Recently, a major pharmaceutical manufacturer called me to help resolve a major tablet compression capacity issue. Product demand was increasing but capacity lagged behind, even after new equipment was purchased to speed up the compression machine. Operator performance was inconsistent, and increasing the campaign sizes only led to larger inventories, presenting entirely new, and unwelcome, challenges. Lothad been delayed, deadlines missed, and many heated phone calls ensued.
A clear solution for this fairly common scenario was to apply Overall Equipment Effectiveness, or OEE, one of the most effective tools that pharmaceutical manufacturers can use to manage and improve the performance of key capital assets. OEE is fairly widely used in areas such as pharmaceutical packaging, but is also being applied to processing steps. This article examines how OEE and SMED were used to manage a tablet compression machine, resulting in a 50% reduction in changeover times and a 75% decrease in changeover variability.
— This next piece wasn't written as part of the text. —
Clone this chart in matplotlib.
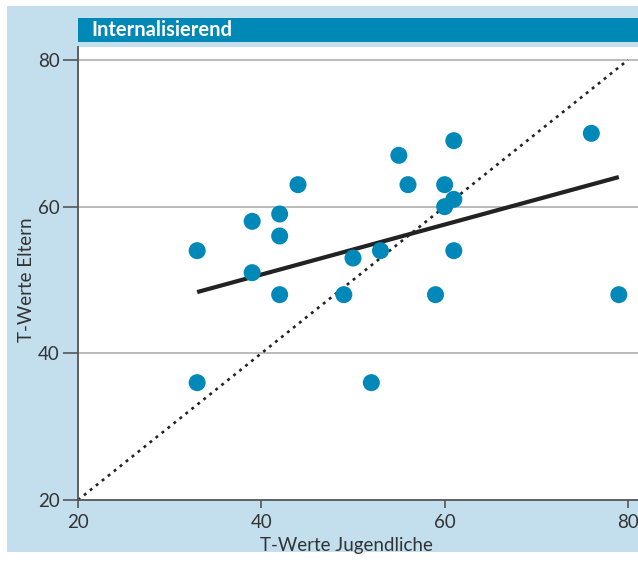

Unfortunately, we cannot divulge the name of the manufacturer involved, but offer the case study as an aid to companies looking to use OEE to improve unit operations and pharmaceutical manufacturing performance.
OEE, which evaluates equipment performance, availability, and product quality, systematically identifies opportunities for improvement. In this case, changeover times rather than line performance was identified as the largest cause for overall performance and variability in production. Elements of Lean and Six Sigma methodologies such as Define, Measure, Analyze, Improve and Control (DMAIC) and Single Minute Exchange of Dies (SMED) were then used to methodically eliminate waste from the changeover process without sacrificing quality or endangering compliance. In addition, standardized work, direct observation of the line, root cause analysis, and statistical process control (SPC) were used minimize variability and establish a new changeover baseline.
The Road to OEE
One of the first actions was to accurately measure the “current state”. As with any major piece of capital equipment, an equipment utilization measurement is needed. The best metric for this is OEE because it provides specific information on where to attack waste.
Relative to common measurements such as uptime, units produced, and production speed, OEE helps us understand what could have been produced and where the sources of inefficiency are located. OEE is composed of three main categories: Availability, Performance and Quality.
The Availability is the time the equipment is actually run versus the time it could have been running. A low availability rate reflects downtime from: changeovers, cleaning, shift changes lunch, breaks, etc.
The Performance is the quantity produced versus the potential quantity produced at a given run rate. A low performance rate reflects speed changes from: a slower line speed, machine downtime, lack of labor etc.
The Quality is the amount of good product versus the total product produced. A low quality rate reflects defects from: scrap and rework
In Figure 1, we are able to see how Availability, Performance and Quality are related in determining the overall effectiveness of a piece of equipment. As the bottom line output, “Good parts,” shows, the overall output of the equipment is only a fraction of its potential output. Availability, Performance, Quality can be addressed individually or in conjunction in order to improve overall productivity. (Note: TEEP, Total Effective Equipment Productivity, equates to OEE when scheduled 24/7. TEEP is not discussed here.)
In the pharmaceutical industry, many pieces of equipment have long set-up times because equipment must be torn down, cleaned up, and set back up to cGMP criteria. This time loss can represent a major loss of productivity and asset utilization (the Availability portion of OEE).
In this case, we helped identify and remove changeovers as a major contributor to Availability loss for the compression machine.
Define Stage: “Why Can’t We Make More?”
Faced with uneven output, we utilized the Six Sigma DMAIC problem-solving methodology and Lean tools to help the client identify and tackle the variable performance of the tablet compression machine. In order to best understand the usage of the equipment, historical OEE measurements were cobbled together from batch records and other available data. From this analysis it was clear that Availability losses and, more specifically, changeover times (and not throughput) was the key factor limiting the performance of the machine. Analysis of these records indicated that the shift average for changeovers was approximately 36 hours, four and a half eight-hour shifts, with a standard deviation of 16 hours.
Due to the large variation in completion time, the organization was frequently either: a) understaffed or unable to start the machine on time; or b) overstaffed and waiting to start the machine. Further, the long changeover times necessitated campaigning the different drug products produced on this line. This resulted in larger inventories.
A preliminary goal was established to reduce the overall changeover time to 18 hours (2.25 shifts), a 50% reduction.
Using the Voice of the Customer (VOC) tool, a stakeholder survey tool, the project manager interviewed key stakeholders to establish key requirements for the project. Several themes quickly emerged which helped to properly scope the project:
- Reduce cycle time
- Maintain GMP compliance
- Do not cause “atypical events” that result in investigations or quality reporting
- Do not impact product quality.
- Results must be sustainable and measurable
- Increasing head count is not an option
Because key stakeholders were engaged early in the project design, they were willing to commit the personnel and provide the sponsorship necessary to succeed.